About a hundred Starlings were in the holly tree between Peter Pan and the Italian Garden, chattering noisily and occasionally coming down to eat blackberries.

Suddenly they all rushed out at once, and a moment later there was a glimpse of a raptor flying past the back of the tree. It went up into a poplar, and there it was, a Sparrowhawk looking hungrily down at the now empty tree.

A squirrel was unmoved by the drama and went on eating blackberries.

The first Common Gulls have arrived. This one was on the Long Water at Peter Pan, and there was another at the Serpentine island.

There is a new Great Crested Grebes' nest on the Long Water, on the tip of a poplar tree that fell into the lake several years ago. This looks like an impossible place, but nests on this tree were successful in 2011 and 2012.
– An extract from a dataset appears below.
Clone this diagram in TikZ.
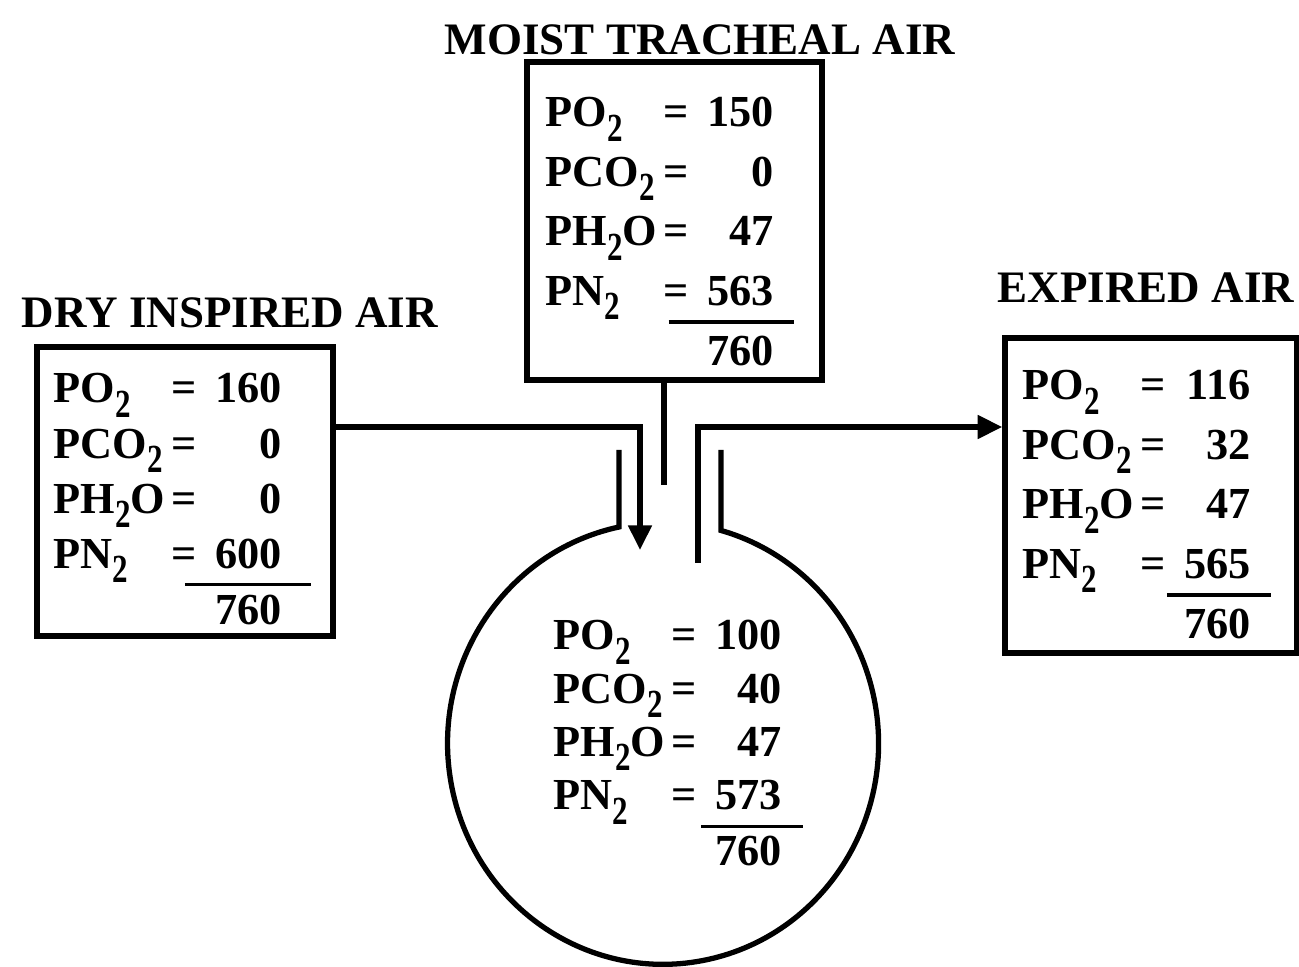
\documentclass[tikz,border=0pt]{standalone}
\usepackage{fontspec}
\setmainfont{Liberation Serif}
\usepackage{graphicx}
\usetikzlibrary{arrows.meta}
\newcommand{\subtwo}{\raisebox{-0.7ex}{\scalebox{0.7}[0.9]{2}}}
% #5 = overhang of the sum rule, #6 = its width
\newcommand{\gastab}[6]{%
\begin{tabular}[t]{@{}l@{\hspace{1.8pt}}c@{\hspace{5.2pt}}r@{}}
PO\subtwo & = & #1\\
PCO\subtwo & = & #2\\
PH\subtwo O & = & #3\\
PN\subtwo & = & #4\makebox[0pt][l]{\hspace{#5}\llap{\rule[-5.2pt]{#6}{0.9pt}}}\\
 & & 760
\end{tabular}}
\tikzset{box/.style={rectangle,draw,line width=1.5pt,inner sep=0pt},
  title/.style={font=\fontsize{12.8}{15}\selectfont\bfseries,anchor=base,inner sep=0pt},
  vals/.style={font=\fontsize{12.6}{#1}\selectfont\bfseries,anchor=base west,inner sep=0pt},
  vals/.default=15.9pt,
  pipe/.style={line width=1.5pt},
  line/.style={pipe,-{Triangle[length=7pt,width=6.5pt]}}}

\begin{document}
\begin{tikzpicture}[x=0.01cm,y=-0.01cm]
\useasboundingbox (0,0) rectangle (1299,967);
% boxes
\node[box,minimum width=2.96cm,minimum height=2.89cm] (dry) at (185,491.5) {};
\node[box,minimum width=2.95cm,minimum height=3.18cm] (trach) at (674.5,221) {};
\node[box,minimum width=2.92cm,minimum height=3.15cm] (exp) at (1151,495.5) {};
% titles
\node[title] (drytitle) at (230,328) {DRY INSPIRED AIR};
\node[title] (trachtitle) at (700,55) {MOIST TRACHEAL AIR};
\node[title] (exptitle) at (1146,303) {EXPIRED AIR};
% values
\node[vals=15.65pt] (drytab) at (53,403) {\gastab{160}{0}{0}{600}{8.5pt}{36pt}};
\node[vals=16.9pt] (trachtab) at (545,127) {\gastab{150}{0}{47}{563}{5.7pt}{35.5pt}};
\node[vals=16.9pt] (exptab) at (1022,400) {\gastab{116}{32}{47}{565}{5.7pt}{29.5pt}};
\node[vals=15.15pt] (alv) at (553,650) {\gastab{100}{40}{47}{573}{6.2pt}{29pt}};
% airway
\coordinate (inbend) at (640,427);
\coordinate (intip) at (640,550);
\coordinate (trachend) at (664,485);
\coordinate (outfoot) at (698,563);
\coordinate (lstub) at (619,450);
\coordinate (rstub) at (721,450);
\draw[line] (dry.east |- inbend) -| (intip);
\draw[pipe] (trach.south -| trachend) -- (trachend);
\draw[line] (outfoot) |- (exp.west |- inbend);
\draw[pipe] (lstub) -- ++(0,77) arc[start angle=258.2,end angle=-74.4,x radius=215.5,y radius=221] -- (rstub);
\end{tikzpicture}
\end{document}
A teenage Great Crested Grebe has just appeared on the Serpentine. If it had been hatched here someone would certainly have seen it before. It is about three months old and evidently already able to fly. Perhaps it has come in from St James's Park, where there are earlier broods than on the lake here.
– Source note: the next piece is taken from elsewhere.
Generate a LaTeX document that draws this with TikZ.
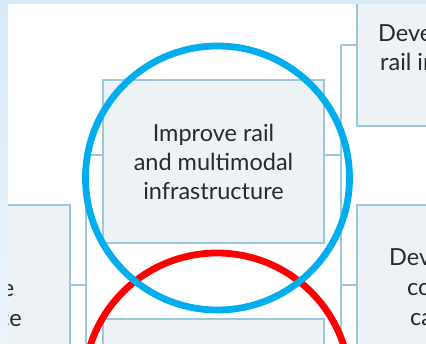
\documentclass[tikz,border=0pt]{standalone}
\usepackage{fontspec}
\setmainfont{Lato}
\definecolor{boxfill}{HTML}{EDF2F5}
\definecolor{boxline}{HTML}{9DC7DD}
\definecolor{strip}{HTML}{DAEAF7}
\definecolor{striplow}{HTML}{ECF4FA}
\definecolor{cblue}{HTML}{00AEEF}
\definecolor{cred}{HTML}{FF0000}
\definecolor{txt}{HTML}{2A2A2A}
\tikzset{
  box/.style={draw=boxline, fill=boxfill, line width=1.3pt},
  conn/.style={draw=boxline, line width=1.3pt},
  lbl/.style={text=txt, font=\fontsize{23.5}{29}\selectfont, inner sep=0pt, align=center},
  ring/.style={line width=6.8pt}
}
\begin{document}
\begin{tikzpicture}[x=1pt,y=-1pt]
\useasboundingbox (0,0) rectangle (426,343);
\clip (0,0) rectangle (426,343);
\fill[white] (0,0) rectangle (426,343);
% boxes
\path[box] (103,80) rectangle (324,243);
\node[lbl] (mid) at (213.5,162) {Improve rail\\and multimodal\\infrastructure};
\path[box] (103,319) rectangle (324,360);
\path[box] (-20,205) rectangle (70,360);
\node[lbl, anchor=base east] (lt1) at (14.5,296) {e};
\node[lbl, anchor=base east] (lt2) at (22,326) {ce};
\path[box] (357,-10) rectangle (460,126);
\node[lbl, anchor=base west] (rt1) at (378,41) {Develop};
\node[lbl, anchor=base west] (rt2) at (380,70) {rail infra};
\path[box] (357,205) rectangle (460,360);
\node[lbl, anchor=base west] (rb1) at (389,265) {Develop};
\node[lbl, anchor=base west] (rb2) at (407,295) {co};
\node[lbl, anchor=base west] (rb3) at (410,325) {ca};
% connectors
\coordinate (lA) at (86,155);
\coordinate (lB) at (86,285);
\coordinate (lC) at (86,360);
\coordinate (rA) at (341,45);
\coordinate (rB) at (341,155);
\coordinate (rC) at (341,285);
\coordinate (rD) at (341,360);
\path[conn] (lA) -- (lC);
\path[conn] (lA) -- (103,155);
\path[conn] (70,285) -- (lB);
\path[conn] (rA) -- (rD);
\path[conn] (324,155) -- (rB);
\path[conn] (rA) -- (357,45);
\path[conn] (rC) -- (357,285);
% circles
\draw[ring, cred] (217,386) circle[radius=133];
\draw[ring, cblue] (217.5,178) circle[radius=132];
% page strips
\shade[top color=strip, bottom color=striplow] (0,0) rectangle (8,343);
\fill[strip] (0,0) rectangle (426,4);
\end{tikzpicture}
\end{document}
The Moorhen chick in the Sunken Garden was with one of the parents on the floating basket where it was hatched.

A Little owlet could be seen in the nest tree. It was very restless and kept flying around. The other owlet is much calmer and just sits there staring at you, as if they had taken on the temperaments of their mother and father respectively.

This is a view down the hollow trunk of the Tawny Owls' nest tree, now lying flat on the ground after the collapse. It is absolutely straight inside, with no diversions or ledges, and it's very hard to see where they coukld have nested. The top, towards the camera, is where the male owl used to sit guarding the nest.

I've asked Tony Duckett to try to get an owl nestbox put up nearby. They may not use it, but it's worth a try.


  1. I've never seen a teenage Grebe/Grebelet of that age. How beautiful they are. We saw a Grebe nest in the middle of the Thames at Henley Lock - almost invisible from the bank, as it was built in the middle of a swathe of water weeds. What the nest was resting on, I can't imagine!

    1. My favourite picture of young grebes is on the blog post for 23 November 2013.

    2. Oh yes, there were many lovely grebelet photos in your blog around that time - must go back and rummage around!

  2. Great photos. Any chance I could use the pic of the pic of the starling eating the blackberries?

    1. Thanks. Yes, by all means use the picture, but please give me a credit. If you want the original, please put your email address in the comments on today's post. I will note it and delete the comment at once so that you don't get your address trawled.